For me Ervin Nyiregyhazi win...
Fiorentino amazing beautiful version :
https://www.youtube.com/watch?v=vSaQB5YXV7g&list=PLMeOYP-ZXc_2THgAtVRu9yEOlvDVIc0E-&index=6
Ervin Nyiregyházi imperfect but stunning spell version :
mephisto valses no1
https://www.youtube.com/watch?v=FpzW7RH0cgY
Now try the second mephisto waltzes:
https://www.youtube.com/watch?v=wtSHsZj566Q
Horowitz:
https://www.youtube.com/watch?v=JPE83YfNcZY
Richter:
https://www.youtube.com/watch?v=lIWqTWeVKKk
Which version put you in front of the devil playing himself ?
Which version does not give a mere"representation" of the evil madness but give you the evil madness itself playing in you ?
For me it is without even without a doubt E. N. who does not even try to play well but instead play powerfully ...So much we feel uncomfortable ...Incredible vertigo confronted with madness ..
if you think that E.N. is a failed pianist unable to play perfection listen to this :
https://www.youtube.com/watch?v=jIC-bGI_Frc
«Ervin Nyiregyházi was a direct pianistic descendant of Liszt and Beethoven, as he studied with: Erno Dohnányi, a pupil of Eugen d’Albert, a pupil of Franz Liszt, a pupil of Carl Czerny, a pupil of Ludwig van Beethoven .
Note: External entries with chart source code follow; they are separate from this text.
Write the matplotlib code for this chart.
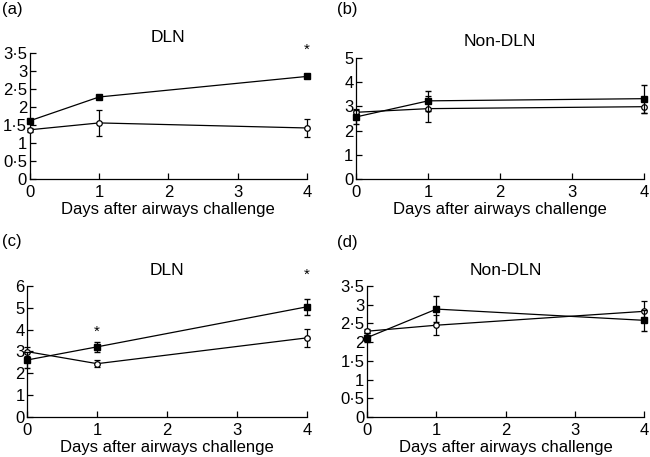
import matplotlib
matplotlib.use("Agg")
import matplotlib.pyplot as plt
from matplotlib.ticker import FuncFormatter, MultipleLocator

plt.rcParams['font.family'] = ['Liberation Sans', 'DejaVu Sans']

days = [0, 1, 4]

# panel (a) DLN
a_filled = [1.62, 2.28, 2.85]
a_filled_err = [0.04, 0.04, 0.04]
a_open = [1.37, 1.56, 1.42]
a_open_err = [0.05, 0.36, 0.25]

# panel (b) Non-DLN
b_filled = [2.56, 3.22, 3.31]
b_filled_err = [0.28, 0.42, 0.57]
b_open = [2.75, 2.90, 2.98]
b_open_err = [0.12, 0.54, 0.25]

# panel (c) DLN
c_filled = [2.61, 3.21, 5.04]
c_filled_err = [0.36, 0.22, 0.36]
c_open = [2.99, 2.44, 3.62]
c_open_err = [0.2, 0.17, 0.42]

# panel (d) Non-DLN
d_filled = [2.12, 2.88, 2.58]
d_filled_err = [0.13, 0.35, 0.28]
d_open = [2.29, 2.45, 2.82]
d_open_err = [0.05, 0.26, 0.27]

panels = [
    ("(a)", "DLN", a_filled, a_filled_err, a_open, a_open_err, 3.5, 0.5, [(4, 3.58)],
     [0.046, 0.608, 0.426, 0.276], (0.003, 0.995)),
    ("(b)", "Non-DLN", b_filled, b_filled_err, b_open, b_open_err, 5, 1, [],
     [0.548, 0.608, 0.443, 0.266], (0.518, 0.995)),
    ("(c)", "DLN", c_filled, c_filled_err, c_open, c_open_err, 6, 1, [(1, 3.88), (4, 6.5)],
     [0.042, 0.0875, 0.430, 0.287], (0.003, 0.488)),
    ("(d)", "Non-DLN", d_filled, d_filled_err, d_open, d_open_err, 3.5, 0.5, [],
     [0.565, 0.0875, 0.426, 0.287], (0.518, 0.485)),
]

fmt = FuncFormatter(lambda v, p: ("%g" % v).replace(".", "\u00b7"))

fig = plt.figure(figsize=(6.5, 4.57), dpi=100)

for label, title, fv, fe, ov, oe, ymax, step, stars, rect, lpos in panels:
    ax = fig.add_axes(rect)
    ax.errorbar(days, ov, yerr=oe, color="black", lw=0.9, marker="o", ms=4,
                mfc="white", mec="black", mew=0.9, capsize=2.5, elinewidth=0.9,
                clip_on=False, zorder=3)
    ax.errorbar(days, fv, yerr=fe, color="black", lw=0.9, marker="s", ms=4.5,
                mfc="black", mec="black", capsize=2.5, elinewidth=0.9,
                clip_on=False, zorder=4)
    for sx, sy in stars:
        ax.text(sx, sy, "*", ha="center", va="center", fontsize=11)
    ax.set_xlim(0, 4)
    ax.set_ylim(0, ymax)
    ax.yaxis.set_major_locator(MultipleLocator(step))
    ax.yaxis.set_major_formatter(fmt)
    ax.set_xticks([0, 1, 2, 3, 4])
    ax.spines["top"].set_visible(False)
    ax.spines["right"].set_visible(False)
    for s in ("left", "bottom"):
        ax.spines[s].set_linewidth(0.9)
    ax.tick_params(direction="in", length=4, width=0.9, labelsize=12)
    ax.tick_params(axis="x", pad=4)
    ax.tick_params(axis="y", pad=2)
    ax.set_xlabel("Days after airways challenge", fontsize=12, labelpad=2)
    ax.set_title(title, fontsize=12.5, pad=8)
    fig.text(lpos[0], lpos[1], label, fontsize=12, va="top", ha="left")

fig.savefig("out.png", dpi=100)
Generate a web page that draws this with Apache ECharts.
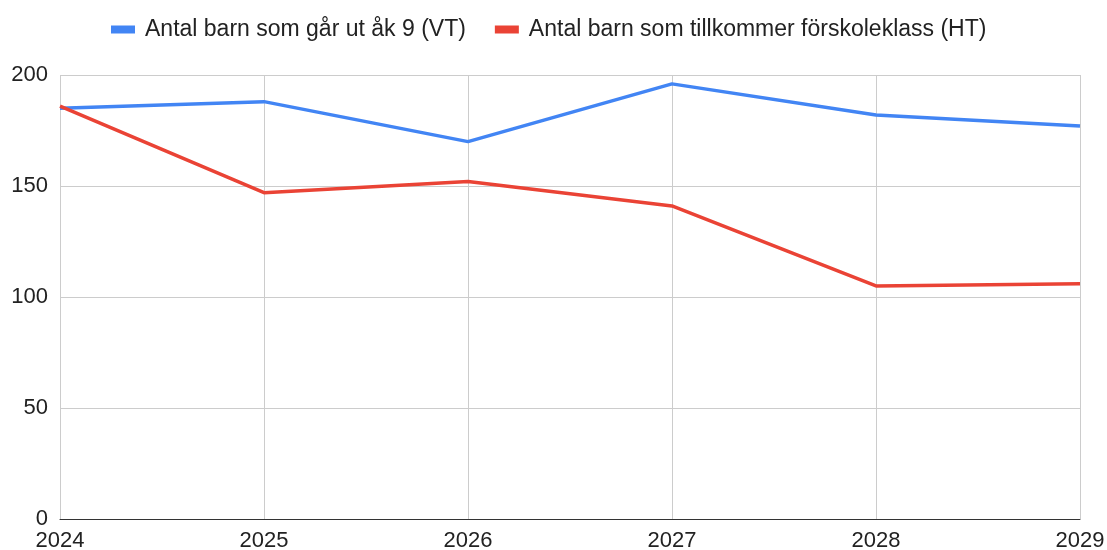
<!DOCTYPE html>
<html>
<head>
<meta charset="utf-8">
<script src="https://cdn.jsdelivr.net/npm/echarts@6/dist/echarts.min.js"></script>
<style>html,body{margin:0;padding:0;background:#fff}#c{width:1107px;height:550px}</style>
</head>
<body>
<div id="c"></div>
<script>
const years = ['2024', '2025', '2026', '2027', '2028', '2029'];
const seriesVT = [185, 188, 170, 196, 182, 177];
const seriesHT = [186, 147, 152, 141, 105, 106];
const nameVT = 'Antal barn som går ut åk 9 (VT)';
const nameHT = 'Antal barn som tillkommer förskoleklass (HT)';

const chart = echarts.init(document.getElementById('c'));
const font = '"Liberation Sans", Arial, sans-serif';
chart.setOption({
  animation: false,
  textStyle: { fontFamily: font },
  legend: {
    left: 106, top: 13,
    itemWidth: 24, itemHeight: 8, itemGap: 29,
    icon: 'rect',
    textStyle: { fontSize: 23, color: '#222', fontFamily: font, padding: [0, 0, 0, 5] },
    data: [nameVT, nameHT]
  },
  grid: { left: 60, right: 27, top: 75, bottom: 31, containLabel: false, outerBoundsMode: 'none' },
  xAxis: {
    type: 'category', data: years, boundaryGap: false,
    axisLine: { lineStyle: { color: '#333', width: 1 } },
    axisTick: { show: false },
    axisLabel: { fontSize: 22, color: '#222', margin: 11, fontFamily: font, showMaxLabel: true, showMinLabel: true, interval: 0 },
    splitLine: { show: true, interval: 0, lineStyle: { color: '#ccc', width: 1 } }
  },
  yAxis: {
    type: 'value', min: 0, max: 200, interval: 50,
    axisLine: { show: false }, axisTick: { show: false },
    axisLabel: { fontSize: 22, color: '#222', margin: 12, fontFamily: font },
    splitLine: { lineStyle: { color: '#ccc', width: 1 } }
  },
  series: [
    { name: nameVT, type: 'line', data: seriesVT, symbol: 'none', lineStyle: { color: '#4285F4', width: 3.5 }, itemStyle: { color: '#4285F4' } },
    { name: nameHT, type: 'line', data: seriesHT, symbol: 'none', lineStyle: { color: '#EA4335', width: 3.5 }, itemStyle: { color: '#EA4335' } }
  ]
});
</script>
</body>
</html>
Arnold Schoenberg wrote the following about Ervin Nyiregyházi: "...a pianist who appears to be something really quite extraordinary... I must say that I have never heard such a pianist before... What he plays is expression in the older sense of the word, nothing else; but such power of expression I have never heard before. You will disagree with his tempis as much as I did. You will also note that he often seems to give primacy to sharp contrasts at the expense of form, the latter appearing to get lost. I say appearing to; for then, in its own way, his music surprisingly regains its form, makes sense, establishes its own boundaries. The sound he brings out of the piano is unheard of... And such fullness of tone, achieved without ever becoming rough, I have never before encountered... as a whole it displays incredible novelty and persuasiveness. ...it is amazing what he plays and how he plays it". »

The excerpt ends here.